Perché le altre strade le percorrono i potenti. Come Chiesa e come comunità cristiana non abbiamo altre strade se non quelle di educare e formare alla tolleranza e all’incontro. Lo facciamo anche attraverso la presenza e la vicinanza alle persone. Stare vicino alle persone significa anche dare segni di speranza. Aiutare i giovani a pensare diversamente rispetto a questo mondo pieno di tensioni e di aggressività è prioritario. Dobbiamo difendere le nuove generazioni da tutta questa violenza.
Ne sanno qualcosa le suore comboniane di Betania dove andrete il 14 gennaio. Il muro di separazione costruito da Israele ha di fatto diviso il loro convento dalla scuola che gestiscono costringendo i bambini a percorrere diversi km per andare a lezione. Israele ha concesso l’apertura di un cancello solo per 10 minuti al mattino e 10 al pomeriggio. Una storia che va avanti da circa 10 anni…

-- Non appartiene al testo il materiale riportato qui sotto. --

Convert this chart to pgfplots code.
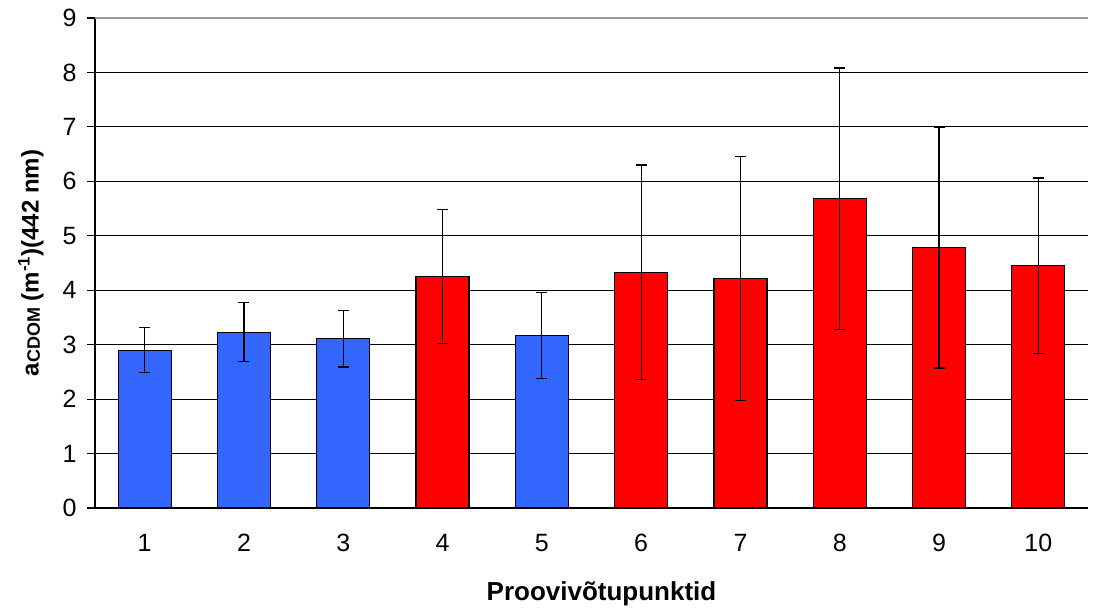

Quella del Muro è una realtà oramai cronicizzata. Speriamo che cada come sono caduti anche altri muri. La situazione di Betania è terribile, separare i ragazzi dalla propria scuola, il tentativo di aprire un cancello – che mostra anche una certa sensibilità da parte di Israele di venire incontro a queste situazioni umane – anche se solo per pochi minuti, mostra come certe scelte feriscono il vivere quotidiano della gente comune.

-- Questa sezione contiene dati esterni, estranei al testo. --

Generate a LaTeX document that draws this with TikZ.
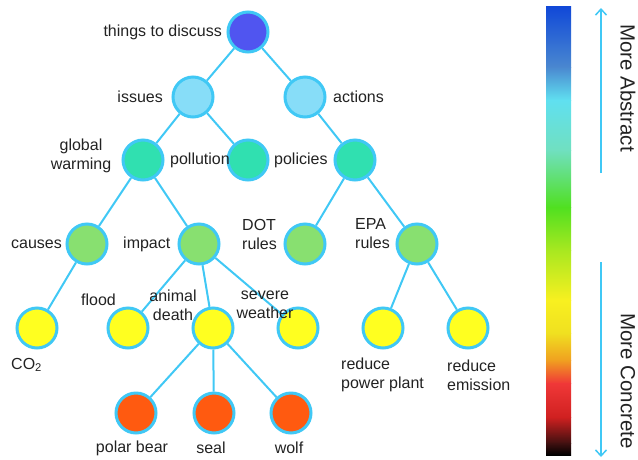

Il pellegrinaggio sarà l’occasione per riflettere sugli insediamenti israeliani che restano uno dei nodi più difficili da sciogliere nell’ambito di una auspicata ripresa negoziale…
È un altro tema caldo. Come per il Muro, anche per le colonie ci vorrebbero altre personalità e reale volontà di affrontare il problema. Diversamente ad essere abbattute saranno le speranze e le intenzioni di chi vorrebbe trovare soluzioni e strade nuove. E continuare a frustrare le speranze delle persone porta a rabbia, rancori e reazioni che non faranno altro che peggiorare la situazione.
Il programma prevede anche una tappa nella Striscia di Gaza, ferita aperta del conflitto tra israeliani e palestinesi. La visita ai cristiani locali è molto attesa…
Sarà una visita di vicinanza a questa comunità. Certamente un segno piccolo ma lo dobbiamo ai nostri fratelli che vivono nella Striscia nonostante i venti contrari che allontanano le speranze per una fine del conflitto. Saranno momenti di ascolto utili per capire come i nostri fratelli in Terra Santa vivono queste difficoltà politiche, sociali ed economiche. Solo così potremo riportare la loro testimonianza una volta rientrati a casa.
La Chiesa italiana ha sempre mostrato una grande vicinanza a quella della Terra Santa, unite da un legame molto forte. C’è un contributo particolare che la Chiesa italiana può dare in un momento di così forte tensione nell’area?
Innanzitutto coltivare questa attenzione che l’Italia ha da sempre verso la Terra Santa attraverso il Patriarcato e la Custodia e tante istituzioni religiose, educative e caritative. Poi serve dare continuità a questa attenzione e a questa presenza. Essere nell’Holy Land Coordination rafforza questo legame. Credo vada in questa direzione anche l’incontro di riflessione e spiritualità “Mediterraneo frontiera di pace”, promosso dalla Cei per il prossimo febbraio (dal 19 al 23, ndr.) che porterà a Bari i vescovi e i patriarchi cattolici dei Paesi che si affacciano sul Mediterraneo. Siamo felici che Papa Francesco abbia confermato la sua presenza il 23 febbraio. Quello di Bari è stato pensato sin dall’inizio come un incontro di carità tra i vescovi e i patriarchi per confermarsi in una esperienza di sostegno e di ascolto reciproco delle rispettive Chiese. Ne deriva un messaggio di unità e di servizio umile ma forte in questa situazione particolarmente tesa che stiamo vivendo.